Много лет спустя, мысленно оглядываясь на тот день, когда он впервые переступил школьный порог, Адам Егорович пишет:
«Это был год моей обреченности на тяжкую работу, работу неустанную и бесконечную, с недостижимой целью — объять необъятное, и при том с негодными средствами».
Вы чувствуете в этих словах и сожаление, и обиду, и горькую насмешку над самим собою? Чувствуете? В таком случае слушайте дальше:
«…и если бы я знал, чем это пахнет и к каким приведет для меня последствиям, то, вероятно, не бежал бы вприпрыжку, когда вел меня отец в школу, и не трепетал бы от удовольствия и страха, обычных перед рискованной борьбой, в которой можно и победить, но и потерпеть жестокое поражение».
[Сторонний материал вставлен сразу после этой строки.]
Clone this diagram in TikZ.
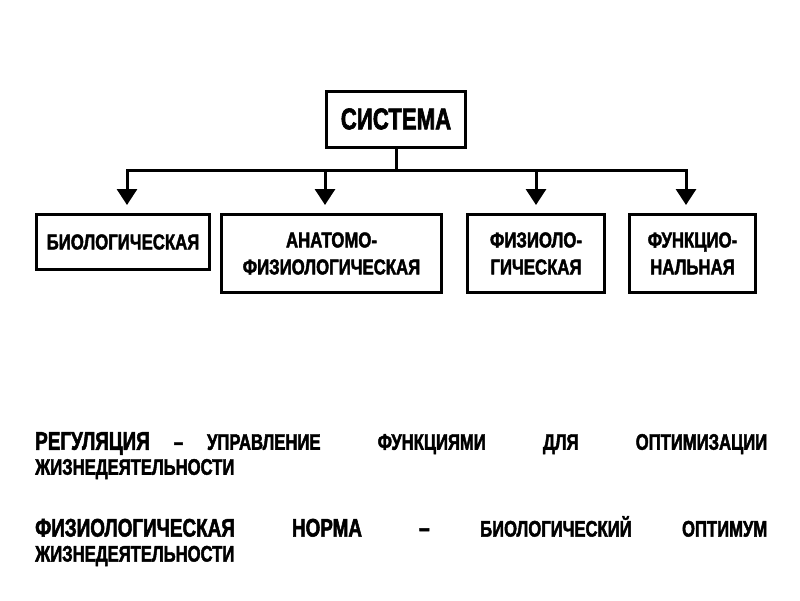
\documentclass[tikz,border=0pt]{standalone}
\usepackage{fontspec}
\usetikzlibrary{arrows.meta}
\newfontfamily\condfont{Liberation Sans}[FakeStretch=0.74,FakeBold=2]
\newfontfamily\boxfont{Liberation Sans}[FakeStretch=0.78,FakeBold=2]
\tikzstyle{sysbox}=[draw,line width=3pt,inner sep=0pt,font=\condfont\bfseries\fontsize{30}{30}\selectfont]
\tikzstyle{kindbox}=[draw,line width=3pt,inner sep=0pt,align=center,font=\boxfont\bfseries\fontsize{21.5}{27}\selectfont]
\tikzstyle{wire}=[line width=3pt,line cap=rect]
\tikzstyle{defn}=[anchor=north west,inner sep=0pt,text width=732pt,align=justify,font=\condfont\bfseries\fontsize{22.5}{25}\selectfont]
\newcommand{\bigword}[1]{{\fontsize{25.5}{25}\selectfont #1}}

\begin{document}
\begin{tikzpicture}[x=1pt,y=-1pt]
    \useasboundingbox (0,0) rectangle (800,600);
    \node[sysbox,minimum width=139pt,minimum height=56pt] (sys) at (396,119) {СИСТЕМА};
    \node[kindbox,minimum width=173pt,minimum height=55pt] (bio) at (123,242) {БИОЛОГИЧЕСКАЯ};
    \node[kindbox,minimum width=220pt,minimum height=78pt] (anat) at (331.5,253.5) {АНАТОМО-\\ФИЗИОЛОГИЧЕСКАЯ};
    \node[kindbox,minimum width=137pt,minimum height=78pt] (phys) at (536,253.5) {ФИЗИОЛО-\\ГИЧЕСКАЯ};
    \node[kindbox,minimum width=126pt,minimum height=78pt] (func) at (692.5,253.5) {ФУНКЦИО-\\НАЛЬНАЯ};

    \coordinate (t1) at (127,170);
    \coordinate (t2) at (325,170);
    \coordinate (t3) at (536,170);
    \coordinate (t4) at (686,170);

    \draw[wire] (sys) -- (sys |- t1);
    \draw[wire] (t1) -- (t4);
    \foreach \from/\to in {t1/bio,t2/anat,t3/phys,t4/func}
    \draw[wire,-{Triangle[width=20pt,length=16pt]},shorten >=8pt] (\from) -- (\from |- \to.north);

    \node[defn] (reg) at (35,432) {\bigword{РЕГУЛЯЦИЯ}\hspace{24pt}–\hspace{24pt}УПРАВЛЕНИЕ ФУНКЦИЯМИ ДЛЯ ОПТИМИЗАЦИИ\linebreak ЖИЗНЕДЕЯТЕЛЬНОСТИ};
    \node[defn] (norm) at (35,516) {\bigword{ФИЗИОЛОГИЧЕСКАЯ НОРМА –} БИОЛОГИЧЕСКИЙ ОПТИМУМ\linebreak ЖИЗНЕДЕЯТЕЛЬНОСТИ};
\end{tikzpicture}
\end{document}
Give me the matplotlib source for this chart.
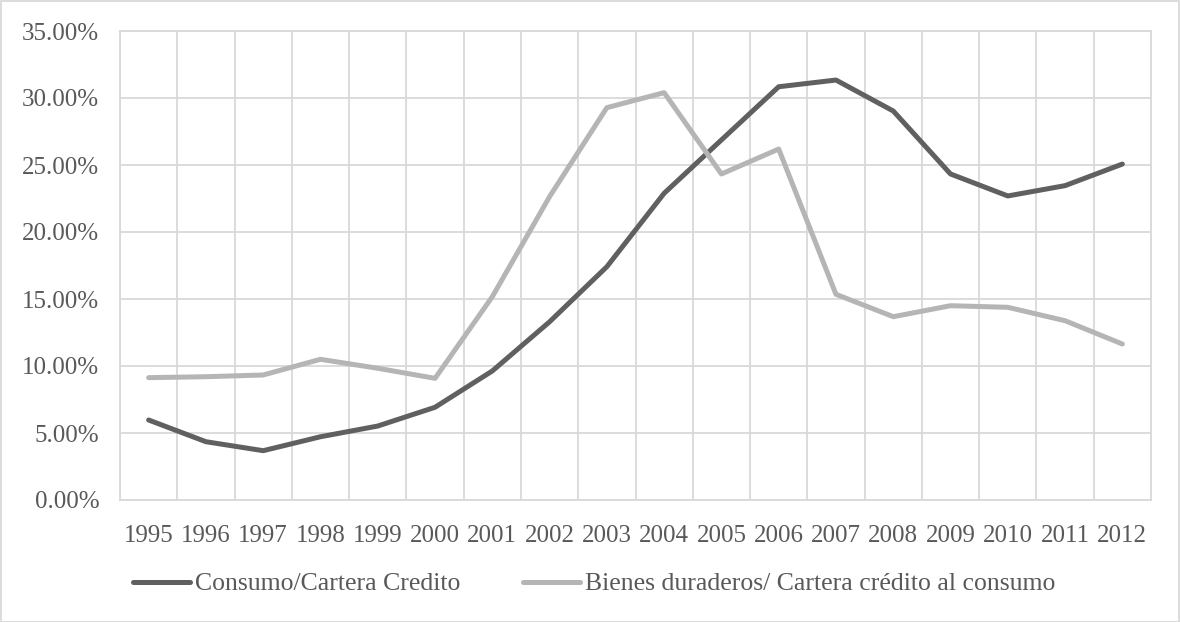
import matplotlib
matplotlib.use("Agg")
import matplotlib.pyplot as plt
from matplotlib.lines import Line2D
from matplotlib.patches import Rectangle
from matplotlib.ticker import FuncFormatter, MultipleLocator
import numpy as np

years = ["1995", "1996", "1997", "1998", "1999", "2000", "2001", "2002", "2003",
         "2004", "2005", "2006", "2007", "2008", "2009", "2010", "2011", "2012"]

consumo_cartera = [5.97, 4.35, 3.68, 4.72, 5.52, 6.92, 9.63, 13.30, 17.41,
                   22.89, 26.87, 30.84, 31.34, 29.03, 24.33, 22.69, 23.46, 25.07]

bienes_duraderos = [9.13, 9.20, 9.33, 10.50, 9.83, 9.08, 15.17, 22.64, 29.28,
                    30.40, 24.33, 26.19, 15.35, 13.68, 14.50, 14.38, 13.38, 11.64]

series_labels = ["Consumo/Cartera Credito",
                 "Bienes duraderos/ Cartera crédito al consumo"]

DARK = "#606060"
LIGHT = "#b5b5b5"
GRID = "#d9d9d9"
TEXT = "#595959"
FONT = ["Liberation Serif", "DejaVu Serif"]

plt.rcParams["font.family"] = FONT

W, H = 1180, 622
fig = plt.figure(figsize=(W / 100, H / 100), dpi=100)
fig.patch.set_facecolor("white")

# chart-area border
fig.add_artist(Rectangle((0.5 / W, 0.5 / H), 1 - 1.5 / W, 1 - 1.5 / H,
                         transform=fig.transFigure, fill=False,
                         edgecolor=GRID, linewidth=1.3))

left, right, top, bottom = 120, 1151, 31, 500
ax = fig.add_axes([left / W, 1 - bottom / H, (right - left) / W, (bottom - top) / H])

x = np.arange(len(years))
ax.plot(x, consumo_cartera, color=DARK, linewidth=3.6, solid_capstyle="round",
        solid_joinstyle="round", label=series_labels[0], zorder=3)
ax.plot(x, bienes_duraderos, color=LIGHT, linewidth=3.6, solid_capstyle="round",
        solid_joinstyle="round", label=series_labels[1], zorder=3)

ax.set_xlim(-0.5, len(years) - 0.5)
ax.set_ylim(0, 35)
ax.yaxis.set_major_locator(MultipleLocator(5))
ax.yaxis.set_major_formatter(FuncFormatter(lambda v, _: f"{v:.2f}%"))
ax.set_xticks(x)
ax.set_xticklabels(years)
ax.set_xticks(np.arange(-0.5, len(years), 1.0), minor=True)

ax.grid(True, which="major", axis="y", color=GRID, linewidth=1.3)
ax.grid(True, which="minor", axis="x", color=GRID, linewidth=1.3)
ax.grid(False, which="major", axis="x")
ax.set_axisbelow(True)
for s in ax.spines.values():
    s.set_color(GRID)
    s.set_linewidth(1.3)

ax.tick_params(axis="both", which="both", length=0, colors=TEXT, labelsize=18)
ax.tick_params(axis="y", pad=15)
ax.tick_params(axis="x", pad=18)

handles = [Line2D([], [], color=DARK, linewidth=3.6, solid_capstyle="round"),
           Line2D([], [], color=LIGHT, linewidth=3.6, solid_capstyle="round")]
leg = fig.legend(handles, series_labels, loc="center",
                 bbox_to_anchor=(594.5 / W, 1 - 584 / H), ncol=2, frameon=False,
                 fontsize=18.5, handlelength=2.2, handletextpad=0.2,
                 columnspacing=2.45, borderpad=0, borderaxespad=0)
for t in leg.get_texts():
    t.set_color(TEXT)

fig.savefig("out.png", dpi=100, facecolor="white")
Какой печальный, трагичный вывод! И это говорит человек, для которого наука всю жизнь была всем. Он был обязан науке не только куском хлеба и не только местом в обществе — благодаря ей он получил возможность чувствовать себя человеком и возможность познавать мир.
Есть какая-то трагическая закономерность в судьбе Адама Егоровича. Как назвать, как объяснить ее? Чехову принадлежат слова о том, что дворяне брали даром от природы то, что разночинцы покупали ценой молодости. Дед Чехова был крепостным, Адам Егорович родился спустя несколько лет после того, как его отец перестал быть крепостным. Чехов писал о человеке, который ценою неимоверных усилий вынужден был «выдавливать из себя по капле раба». Чувствовать себя человеком помогали наука, знания. С необыкновенной жадностью тянется Адам Егорович к знаниям. Его душа и ум кипят и рвутся навстречу жизни. Он ошеломлен безграничностью возможностей, которые открывает перед ним наука. Он похож на человека, неожиданно очутившегося перед грудой золота, серебра, драгоценных камней и не знающего, что в первую очередь взять и сколько.
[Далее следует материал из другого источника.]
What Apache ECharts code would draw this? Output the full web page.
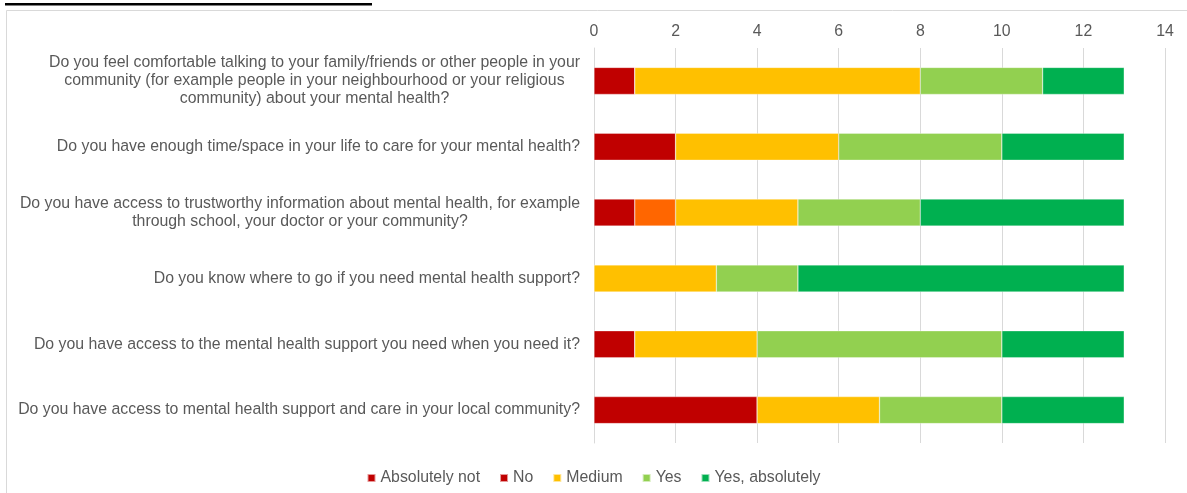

Вот он учится в школе, вот он устраивается учеником в железнодорожные мастерские — нет, не то; вот он учится кондитерскому делу — снова разочарование; вот он поступает к слесарю, а через некоторое время уже стоит за буфетной стойкой, потом снова возвращается к слесарному делу, и над всем этим всегда была книга. Наконец ночью, украдкой, он покидает хозяина — впереди Несвижская семинария. Адам Егорович пристает к желанному берегу. Наука! Возможность читать, спорить, быть приобщенным к настоящей жизни.
Не будем перечислять, что читал, чем интересовался в семинарии Адам Егорович, но несомненно, что та широта интересов — научных и общественных, — которая будет сопутствовать ему всю жизнь, берет начало отсюда, со счастливой поры обучения в семинарии. Тут, кстати, он познакомился с передовыми теориями своего времени, с историей революционной мысли. В год окончания семинарии Адам Егорович устанавливает отношения с представителями народничества и с этого времени начинает делить свою жизнь между службой, научными занятиями и общественной или революционной работой. Адам Егорович не щадил своих сил. Он, кажется, не жил, а горел. Позже Адам Егорович пожалеет об этом, по крайней мере, как ученый. Но иначе, видимо, он не мог. Возможно, он жил бы иначе, если бы мог немного больше взять «даром от природы». А он, что ни говорите, был все же самоучкой: официальная наука, семинарская, как бы она хорошо ни была поставлена, не могла дать ему и десятой доли того, что он знал, что взял из книг благодаря своей необыкновенной любознательности и, возможно, самолюбию.
Просветил и воспитал себя Адам Егорович сам — и только сам. Тут, несомненно, было чем гордиться, и он, вероятно, гордился, по крайней мере не упускал случая, чтобы не подчеркнуть это. Анна Куприяновна Волосович-Грязнова, двоюродная сестра Максима Богдановича, вспоминает:
«Адам Егорович знал себе цену. Он часто говорил: „Спроси у своего дяди (это значит, у него), он тебе обо всем расскажет“; „в библиотеку тебе не надо ходить, все, что тебе понадобится, ты найдешь у своего дяди“ и т. д.»
Но справедливо и другое: научным стремлениям Адама Егоровича нельзя отказать в известной энциклопедичности. По характеру своих научных и житейских интересов он, несомненно, был тем, кого называют емким и благородным словом «просветитель». Адама Егоровича интересовали социально-общественные теории, педагогические системы, литература и театр, банковское и горное дело, злободневная публицистика и возможность практической революционной работы, но только в этнографии и в смежных с нею областях он оставил нечто стоящее внимания. Подлинным его вкладом в науку был и остается труд «Пережитки древнего миросозерцания у белорусов», — «юношеский», как говорил Адам Егорович, труд.